Sunday, June 2, 2019

Erick Erickson is still too wet behind the ears to appreciate how National Review made purging conservatives from the movement its persona, Twitter just puts that on steroids

Catholics excommunicate. Protestants self-excommunicate. Get with it, Erick.

 

 

 

 

 

National Review’s Own Struggle With “Ideological Diversity”:



For Murray Rothbard, the history of National Review was largely a story of exclusion. “And so the purges began,” Rothbard recounted in a 1992 article. “One after another, Buckley and the National Review purged and excommunicated all the radicals, all the nonrespectables. Consider the roll call: isolationists (such as John T. Flynn), anti-Zionists, libertarians, Ayn Randians, the John Birch Society, and all those who continued, like the early National Review, to dare to oppose Martin Luther King and the civil-rights revolution after Buckley had changed and decided to embrace it.” 

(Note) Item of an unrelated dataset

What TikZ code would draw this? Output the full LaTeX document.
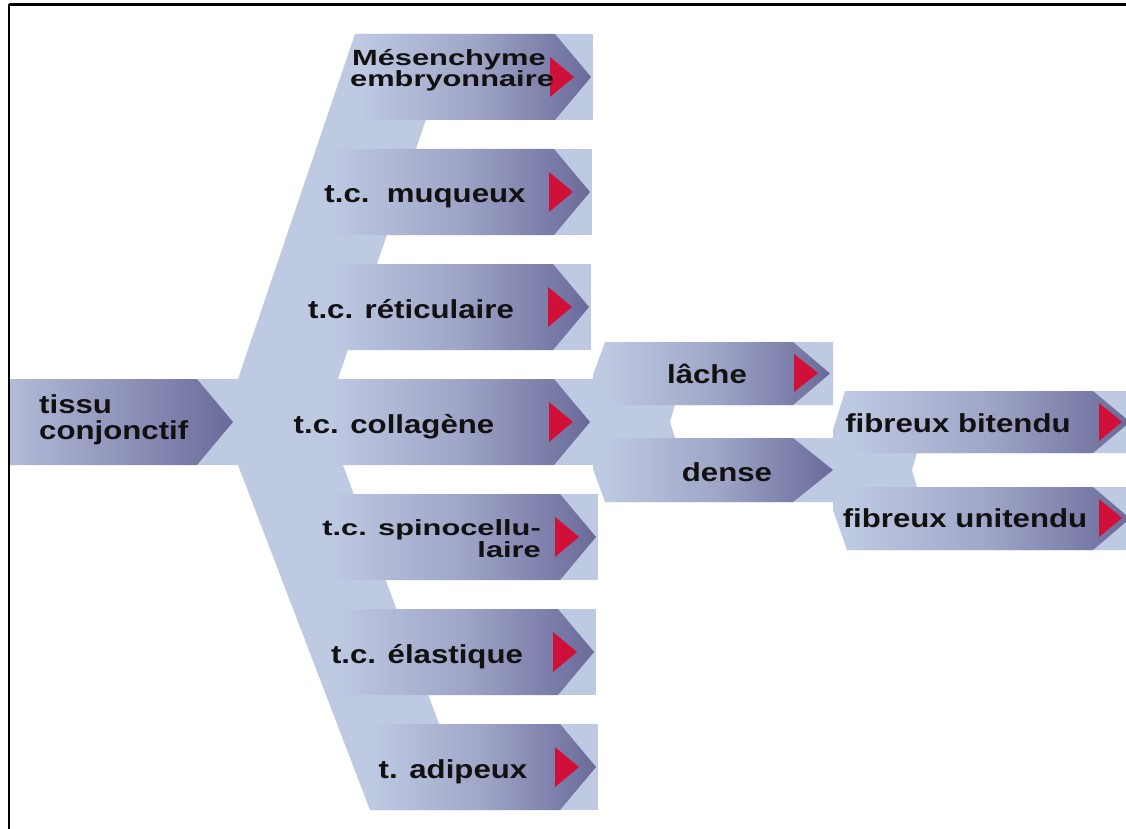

That policy of excommunication continued to the present. Over the years, the magazine has fired or stopped publishing figures like Joseph Sobran (an editor who should have been fired for his anti-Semitism and racism but was not let go until criticizing Buckley in 1993), Peter Brimelow (an editor who was excessively anti-immigrant) and Ann Coulter (who was fired in 2001 after writing a column arguing saying that the United States should “invade [Muslim] countries, kill their leaders and convert them to Christianity”).